TASK OBJECTIVE
Exclude the pictures and reproduce the remaining data exactly as written.

RECORDED DATA
▼
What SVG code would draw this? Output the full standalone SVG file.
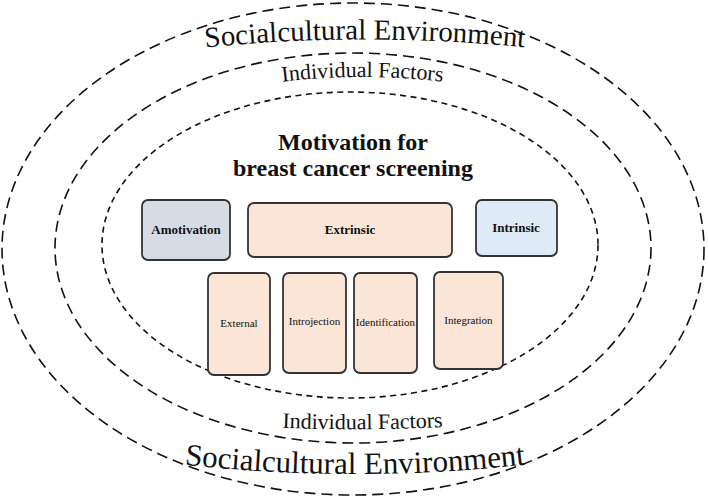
<svg xmlns="http://www.w3.org/2000/svg" width="708" height="500" viewBox="0 0 708 500">
<style>
.ring{fill:none;stroke:#111;stroke-width:1.6}
.box{stroke:#333;stroke-width:1.8}
.ser{font-family:"Liberation Serif","Times New Roman",serif;fill:#111}
.lbl{font-family:"Liberation Serif","Times New Roman",serif;font-weight:bold;font-size:13px;fill:#111;text-anchor:middle}
.sm{font-family:"Liberation Serif","Times New Roman",serif;font-size:11px;fill:#111;text-anchor:middle}
</style>
<defs>
<path id="pTopS" d="M 190 49 Q 365 30 540 49"/>
<path id="pTopI" d="M 265 84 Q 362 70 460 84"/>
<path id="pBotI" d="M 265 427 Q 362 432 460 426"/>
<path id="pBotS" d="M 170 463 Q 355 485 540 463"/>
</defs>
<rect width="708" height="500" fill="#fff"/>
<g id="rings">
<ellipse class="ring" cx="353" cy="249" rx="351" ry="246" stroke-dasharray="11 6"/>
<ellipse class="ring" cx="353" cy="248" rx="298" ry="195" stroke-dasharray="11 6"/>
<ellipse class="ring" cx="350" cy="245" rx="248" ry="153" stroke-dasharray="6 4.5"/>
</g>
<g id="ring-labels" class="ser">
<text font-size="29" text-anchor="middle"><textPath href="#pTopS" startOffset="50%">Socialcultural Environment</textPath></text>
<text font-size="22" text-anchor="middle"><textPath href="#pTopI" startOffset="50%">Individual Factors</textPath></text>
<text font-size="22" text-anchor="middle"><textPath href="#pBotI" startOffset="50%">Individual Factors</textPath></text>
<text font-size="31" text-anchor="middle"><textPath href="#pBotS" startOffset="50%">Socialcultural Environment</textPath></text>
</g>
<g id="title">
<text class="ser" x="353" y="150" font-size="24" font-weight="bold" text-anchor="middle">Motivation for</text>
<text class="ser" x="353" y="176" font-size="24" font-weight="bold" text-anchor="middle">breast cancer screening</text>
</g>
<g id="amotivation">
<rect class="box" x="142" y="200" width="88" height="60" rx="6" fill="#d6dce5"/>
<text class="lbl" x="186" y="234">Amotivation</text>
</g>
<g id="extrinsic">
<rect class="box" x="248" y="203" width="204" height="54" rx="6" fill="#fbe5d6"/>
<text class="lbl" x="350" y="234">Extrinsic</text>
</g>
<g id="intrinsic">
<rect class="box" x="476" y="200" width="81" height="56" rx="6" fill="#deebf7"/>
<text class="lbl" x="516" y="232">Intrinsic</text>
</g>
<g id="external">
<rect class="box" x="208" y="273" width="62" height="102" rx="6" fill="#fbe5d6"/>
<text class="sm" x="239" y="327">External</text>
</g>
<g id="introjection">
<rect class="box" x="283" y="273" width="63" height="100" rx="6" fill="#fbe5d6"/>
<text class="sm" x="314.5" y="325">Introjection</text>
</g>
<g id="identification">
<rect class="box" x="354" y="273" width="63" height="100" rx="6" fill="#fbe5d6"/>
<text class="sm" x="385.5" y="326">Identification</text>
</g>
<g id="integration">
<rect class="box" x="434" y="272" width="69" height="97" rx="6" fill="#fbe5d6"/>
<text class="sm" x="468.5" y="324">Integration</text>
</g>
<g id="connectors"></g>
</svg>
▲
PROBLEM SOLUTION
What SVG code would draw this? Output the full standalone SVG file.
<svg xmlns="http://www.w3.org/2000/svg" width="708" height="500" viewBox="0 0 708 500">
<style>
.ring{fill:none;stroke:#111;stroke-width:1.6}
.box{stroke:#333;stroke-width:1.8}
.ser{font-family:"Liberation Serif","Times New Roman",serif;fill:#111}
.lbl{font-family:"Liberation Serif","Times New Roman",serif;font-weight:bold;font-size:13px;fill:#111;text-anchor:middle}
.sm{font-family:"Liberation Serif","Times New Roman",serif;font-size:11px;fill:#111;text-anchor:middle}
</style>
<defs>
<path id="pTopS" d="M 190 49 Q 365 30 540 49"/>
<path id="pTopI" d="M 265 84 Q 362 70 460 84"/>
<path id="pBotI" d="M 265 427 Q 362 432 460 426"/>
<path id="pBotS" d="M 170 463 Q 355 485 540 463"/>
</defs>
<rect width="708" height="500" fill="#fff"/>
<g id="rings">
<ellipse class="ring" cx="353" cy="249" rx="351" ry="246" stroke-dasharray="11 6"/>
<ellipse class="ring" cx="353" cy="248" rx="298" ry="195" stroke-dasharray="11 6"/>
<ellipse class="ring" cx="350" cy="245" rx="248" ry="153" stroke-dasharray="6 4.5"/>
</g>
<g id="ring-labels" class="ser">
<text font-size="29" text-anchor="middle"><textPath href="#pTopS" startOffset="50%">Socialcultural Environment</textPath></text>
<text font-size="22" text-anchor="middle"><textPath href="#pTopI" startOffset="50%">Individual Factors</textPath></text>
<text font-size="22" text-anchor="middle"><textPath href="#pBotI" startOffset="50%">Individual Factors</textPath></text>
<text font-size="31" text-anchor="middle"><textPath href="#pBotS" startOffset="50%">Socialcultural Environment</textPath></text>
</g>
<g id="title">
<text class="ser" x="353" y="150" font-size="24" font-weight="bold" text-anchor="middle">Motivation for</text>
<text class="ser" x="353" y="176" font-size="24" font-weight="bold" text-anchor="middle">breast cancer screening</text>
</g>
<g id="amotivation">
<rect class="box" x="142" y="200" width="88" height="60" rx="6" fill="#d6dce5"/>
<text class="lbl" x="186" y="234">Amotivation</text>
</g>
<g id="extrinsic">
<rect class="box" x="248" y="203" width="204" height="54" rx="6" fill="#fbe5d6"/>
<text class="lbl" x="350" y="234">Extrinsic</text>
</g>
<g id="intrinsic">
<rect class="box" x="476" y="200" width="81" height="56" rx="6" fill="#deebf7"/>
<text class="lbl" x="516" y="232">Intrinsic</text>
</g>
<g id="external">
<rect class="box" x="208" y="273" width="62" height="102" rx="6" fill="#fbe5d6"/>
<text class="sm" x="239" y="327">External</text>
</g>
<g id="introjection">
<rect class="box" x="283" y="273" width="63" height="100" rx="6" fill="#fbe5d6"/>
<text class="sm" x="314.5" y="325">Introjection</text>
</g>
<g id="identification">
<rect class="box" x="354" y="273" width="63" height="100" rx="6" fill="#fbe5d6"/>
<text class="sm" x="385.5" y="326">Identification</text>
</g>
<g id="integration">
<rect class="box" x="434" y="272" width="69" height="97" rx="6" fill="#fbe5d6"/>
<text class="sm" x="468.5" y="324">Integration</text>
</g>
<g id="connectors"></g>
</svg>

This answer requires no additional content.